** Material provided **
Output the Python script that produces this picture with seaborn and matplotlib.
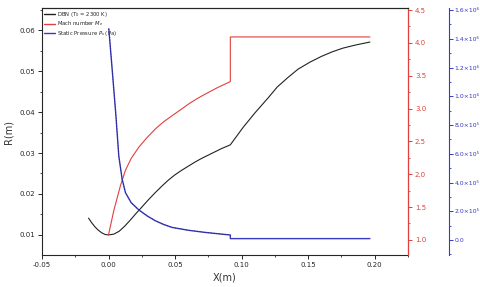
import numpy as np
import pandas as pd
import matplotlib
matplotlib.use("Agg")
import matplotlib.pyplot as plt
from matplotlib.ticker import AutoMinorLocator, FixedLocator
from matplotlib.lines import Line2D
import seaborn as sns

# donnees
x_r = [-0.015, -0.0125, -0.01, -0.0075, -0.005, -0.0025, 0.0, 0.004, 0.008, 0.012, 0.016,
       0.02, 0.025, 0.03, 0.035, 0.04, 0.045, 0.05, 0.055, 0.06, 0.065, 0.07, 0.075, 0.08,
       0.085, 0.0915, 0.1012, 0.11, 0.12, 0.1267, 0.135, 0.1425, 0.1514, 0.16, 0.168,
       0.176, 0.186, 0.1964]
r_vals = [0.0141, 0.0129, 0.0119, 0.0111, 0.0105, 0.0101, 0.0100, 0.0102, 0.0109, 0.0121,
          0.0135, 0.0150, 0.0168, 0.0186, 0.0203, 0.0219, 0.0234, 0.0247, 0.0258, 0.0268,
          0.0278, 0.0287, 0.0295, 0.0303, 0.0311, 0.0320, 0.0363, 0.0398, 0.0435, 0.0461,
          0.0485, 0.0505, 0.0522, 0.0536, 0.0547, 0.0556, 0.0564, 0.0571]

x_m = [0.0, 0.004, 0.009, 0.0127, 0.017, 0.0227, 0.029, 0.0352, 0.0415, 0.0477, 0.054,
       0.0602, 0.0665, 0.0727, 0.082, 0.0915, 0.0915, 0.1964]
mach_vals = [1.08, 1.45, 1.83, 2.06, 2.24, 2.41, 2.56, 2.69, 2.80, 2.89, 2.98, 3.07, 3.15,
             3.22, 3.32, 3.41, 4.09, 4.09]

x_p = [0.0002, 0.0027, 0.0055, 0.0077, 0.0102, 0.0127, 0.017, 0.0227, 0.029, 0.0352,
       0.0415, 0.0477, 0.06, 0.0727, 0.0915, 0.0915, 0.1964]
p_vals = [1.47e6, 1.19e6, 8.7e5, 5.85e5, 4.24e5, 3.3e5, 2.6e5, 2.1e5, 1.68e5, 1.34e5,
          1.08e5, 0.88e5, 0.68e5, 0.53e5, 0.35e5, 0.1e5, 0.1e5]

lbl_r = r"DBN ($T_0$ = 2300 K)"
lbl_m = r"Mach number $M_e$"
lbl_p = r"Static Pressure $P_s$ (Pa)"

blue_ticks = [0, 2e5, 4e5, 6e5, 8e5, 1.0e6, 1.2e6, 1.4e6, 1.6e6]
blue_labels = ["0.0", "2.0×10⁵", "4.0×10⁵", "6.0×10⁵", "8.0×10⁵",
               "1.0×10⁶", "1.2×10⁶", "1.4×10⁶", "1.6×10⁶"]

red_c = "#e0403c"
blue_c = "#3838c0"

sns.set_style("ticks")
plt.rcParams["font.family"] = ["DejaVu Sans"]
plt.rcParams["axes.linewidth"] = 0.8

fig = plt.figure(figsize=(4.8, 2.87), dpi=100)
ax = fig.add_axes([0.0875, 0.1115, 0.7625, 0.8605])
ax2 = ax.twinx()
ax3 = ax.twinx()
ax3.spines["right"].set_position(("axes", 1.112))

df_r = pd.DataFrame({"x": x_r, "y": r_vals})
df_m = pd.DataFrame({"x": x_m, "y": mach_vals})
df_p = pd.DataFrame({"x": x_p, "y": p_vals})

sns.lineplot(data=df_r, x="x", y="y", ax=ax, color="#222222", lw=0.8, sort=False,
             estimator=None, legend=False)
sns.lineplot(data=df_m, x="x", y="y", ax=ax2, color=red_c, lw=0.8, sort=False,
             estimator=None, legend=False)
sns.lineplot(data=df_p, x="x", y="y", ax=ax3, color=blue_c, lw=1.0, sort=False,
             estimator=None, legend=False)
ax3.plot(x_p[:-2], p_vals[:-2], color="#1a1a50", lw=0.4, ls=(0, (2, 3)))

ax.set_xlim(-0.05, 0.225)
ax.set_ylim(0.0051, 0.0654)
ax2.set_ylim(0.77, 4.53)
ax3.set_ylim(-1.04e5, 1.614e6)

ax.set_xticks([-0.05, 0.0, 0.05, 0.10, 0.15, 0.20])
ax.set_xticklabels(["-0.05", "0.00", "0.05", "0.10", "0.15", "0.20"])
ax.xaxis.set_minor_locator(AutoMinorLocator(2))
ax.set_yticks([0.01, 0.02, 0.03, 0.04, 0.05, 0.06])
ax.set_yticklabels(["0.01", "0.02", "0.03", "0.04", "0.05", "0.06"])
ax.yaxis.set_minor_locator(AutoMinorLocator(2))

ax2.set_yticks([1.0, 1.5, 2.0, 2.5, 3.0, 3.5, 4.0, 4.5])
ax2.set_yticklabels(["1.0", "1.5", "2.0", "2.5", "3.0", "3.5", "4.0", "4.5"])
ax2.yaxis.set_minor_locator(AutoMinorLocator(2))
ax3.yaxis.set_major_locator(FixedLocator(blue_ticks))
ax3.set_yticklabels(blue_labels)
ax3.yaxis.set_minor_locator(AutoMinorLocator(2))

for a in (ax, ax2, ax3):
    a.tick_params(which="major", length=3, width=0.7, labelsize=5, direction="out", pad=2)
    a.tick_params(which="minor", length=1.6, width=0.6)
    a.set_xlabel("")
    a.set_ylabel("")
ax3.tick_params(axis="y", which="major", labelsize=4.4, pad=1.5, length=2.6)

ax2.spines["right"].set_color(red_c)
ax2.tick_params(axis="y", which="both", colors=red_c)
ax3.spines["right"].set_color(blue_c)
ax3.tick_params(axis="y", which="both", colors=blue_c)
for s in ("top", "left", "bottom"):
    ax3.spines[s].set_visible(False)
for s in ("left", "bottom"):
    ax2.spines[s].set_visible(False)

ax.set_xlabel("X(m)", fontsize=7, color="#333333", labelpad=3)
ax.set_ylabel("R(m)", fontsize=7, color="#333333", labelpad=4)

handles = [Line2D([], [], color="#222222", lw=1.0),
           Line2D([], [], color=red_c, lw=1.0),
           Line2D([], [], color=blue_c, lw=1.0)]
ax.legend(handles, [lbl_r, lbl_m, lbl_p], loc="upper left", fontsize=3.8, frameon=False,
          handlelength=2.2, handletextpad=0.4, labelspacing=0.15, borderaxespad=0.2,
          borderpad=0.1)

fig.savefig("out.png", dpi=100)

** What you will do **
Print, exactly as written, the lines above from the first one to the one containing "import seaborn as sns". Leave out pictures.

** Completed task **
Output the Python script that produces this picture with seaborn and matplotlib.
import numpy as np
import pandas as pd
import matplotlib
matplotlib.use("Agg")
import matplotlib.pyplot as plt
from matplotlib.ticker import AutoMinorLocator, FixedLocator
from matplotlib.lines import Line2D
import seaborn as sns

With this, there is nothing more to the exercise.